The weak opening showed that investors were cautious about Ackman’s new structure. Closed-end funds often trade below the value of the assets they hold, which can make buyers hesitant. Some investors may have waited for the fund to begin trading before buying, hoping to purchase shares at a discount instead of paying the IPO price.

Another concern was the fund’s fee structure. Barron’s reported that Pershing Square USA carries a 2% annual management fee, which may have made some investors compare it less favorably with cheaper investment products.

A Major IPO Despite the Selloff

Even with the poor first-day performance, the listing was still important. The offering raised around $5 billion, making it one of the larger U.S. IPOs in recent years.

The deal also marked a major step in Ackman’s plan to expand Pershing Square from a well-known hedge fund manager into a broader public investment platform. He has often presented the business as a long-term investment vehicle built around owning high-quality companies.

Bill Ackman’s Strategy

Ackman has described Pershing Square USA as more than a normal closed-end fund. According to reports, he positioned it as an investment company with the structure of a closed-end fund.

The fund is expected to invest in large, high-quality companies. Ackman has previously focused on concentrated positions in well-known businesses, rather than holding hundreds of stocks. That approach can create strong gains when investments perform well, but it can also increase risk when markets move against the fund’s holdings.

Retail Investors and Social Media Limits

Ackman has a large public profile and a major following on X. However, during the IPO process, securities rules limited how much he could promote the offering. The Wall Street Journal reported that he only began promoting the deal on X shortly before trading began.

This mattered because the listing appeared partly designed to attract individual investors.
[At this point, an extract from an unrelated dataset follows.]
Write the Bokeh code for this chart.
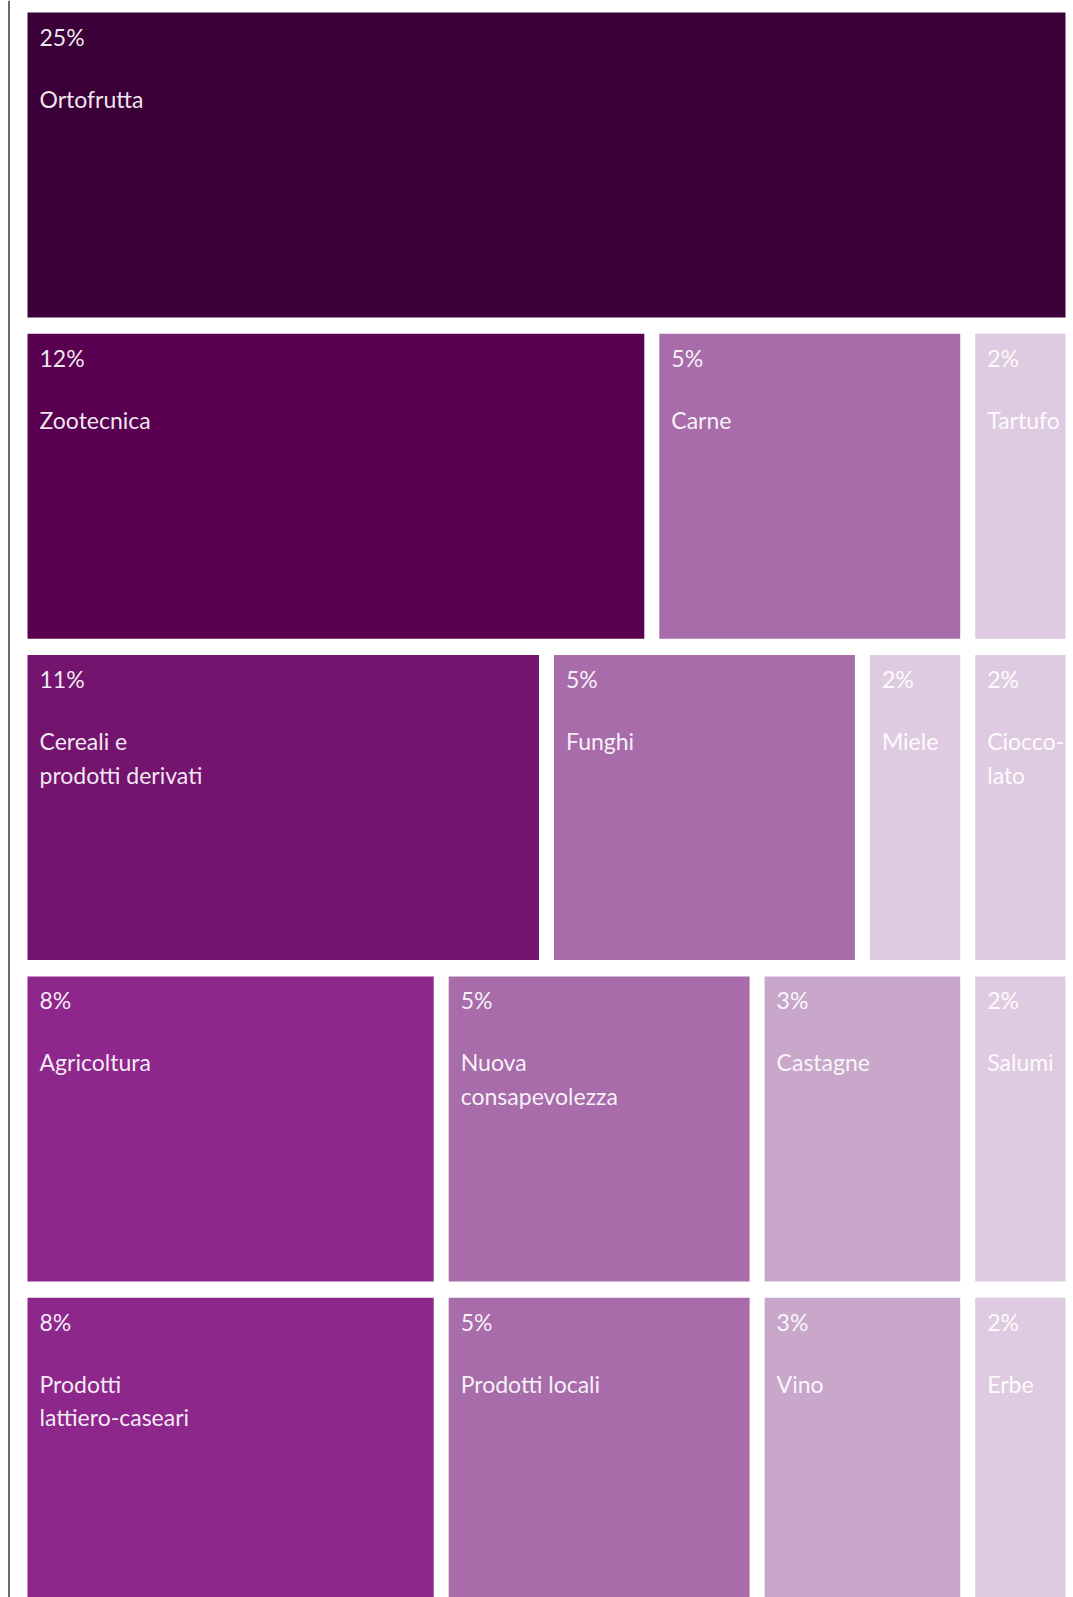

Still, much of the capital raised reportedly came from institutional investors rather than retail buyers.

Market Reaction

The market reaction was clear: investors wanted a lower price. PSUS opened below its IPO price and remained under pressure during the session. For many traders, the first-day drop raised questions about demand for closed-end funds and whether Ackman’s brand alone could support a premium valuation.

Bloomberg also reported that Ackman bought shares of both Pershing Square USA and Pershing Square Inc. during the first trading day, a move that suggested confidence in the long-term plan.

Why This Listing Matters

This debut matters because it tests whether a famous hedge fund manager can successfully bring a private-style investment strategy into the public market. Ackman has a long record of bold investing, public campaigns, and concentrated bets. However, public investors often judge new listings quickly, especially when shares fall below the IPO price.

The double listing also comes after Ackman’s earlier attempt to launch Pershing Square USA in 2024 did not go as planned. Reports said the earlier effort was withdrawn after demand came in below initial expectations.

What Comes Next?

For Pershing Square, the next challenge is proving that the fund can create long-term value. A weak first day does not decide the future of the business, but it does create pressure. Investors will likely watch the fund’s net asset value, trading discount, portfolio choices, and future communication from Ackman.

If the fund performs well and narrows its discount, the debut may eventually look like a short-term stumble. But if the discount remains wide, it could become harder for Pershing Square to persuade investors that this structure deserves strong market support.

Conclusion

Bill Ackman’s Pershing Square double listing started with high expectations but faced a difficult first day. Pershing Square USA fell well below its IPO price, while the linked management-company shares were not enough to fully protect early buyers from losses.

Still, the $5 billion raise shows that Ackman remains a powerful name in finance. The real test now is not the first trading day, but whether Pershing Square can deliver steady returns, keep investor trust, and prove that its public-market model can work over time.